Hate crime directed at those with disabilities or illness has risen steeply as a direct consequence of this hate-inciting, tory-driven media portrayal of the “fraudulent” sick and disabled person, who is somehow miraculously better off that anyone else, at the expense of the hard-working tax payer. Sick and disabled people are no longer allowed a social life, a decent standard of living, a car, a holiday or anything else that “normal” people enjoy because they have been described over and over as a “burden on the State.” That many of us have also paid tax and national insurance is forgotten the moment we become ill, disabled, or unemployed.

Being sick or disabled, of course, entails the humiliating ritual of proving we are “genuine” and “deserving.” But being “genuine” is conditional upon our very lives becoming public property and being open to a barrage of endless, hateful restrictions and sanctions from members of the public, from the government and media. We were once a society that celebrated the freedoms earned by disabled people, now we are a society that spitefully celebrates taking away those freedoms. Disabled people are dehumanised, and reduced to public and political objects of endless, hateful scrutiny and prejudice. We need to ask ourselves what kind of Government would employ such deplorable and inhumane tactics to justify their deplorable and inhumane actions.

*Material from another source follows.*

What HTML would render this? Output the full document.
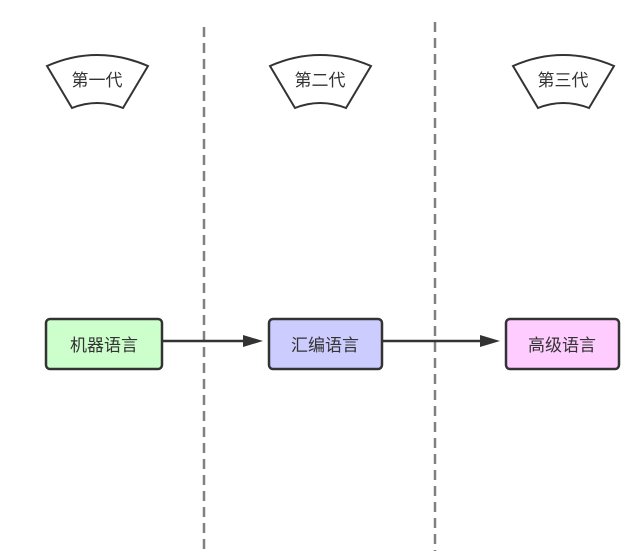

The Government have refused to carry out a cumulative impact assessment regarding the effects of the welfare “reforms,” particularly on policies affecting sick and disabled people. Labour had demanded that they do so. Today we learn that impact assessments are simply considered to be an inconvenience to David Cameron, along with consultations. They are to be scrapped. This is a formal goodbye to human rights safeguards and we witness more of our now fragile democratic process being dismantled further. And the fundamental human right to a fair trial is seen as another “obstacle” by David Cameron. The reduction or end of judiciary review has some terrifying implications. We must ask what kind of Government would want to remove such fundamental, and very hard-earned rights.

So we face further policy-directed blows, very evident in the proposal to severely limit judiciary review. And yesterday, John McDonnell was urging us to fight for our welfare provision, because he fears that there won’t be any provision remaining by 2015. He is right: the welfare “reforms” marked the beginning of the end of welfare. That’s welfare, not a “hand out”, or “something for nothing” but provision paid for by us and for us, when we are vulnerable, when we experience hard times, such as when we are old and frail, ill, or are unfortunate enough to become disabled, young and at risk, or if lose our jobs because of a Government-induced economic depression by a group of purely ideologically-driven, unresponsive, unremorseful, none-empathic, inhumane, greedy and despicable men and women.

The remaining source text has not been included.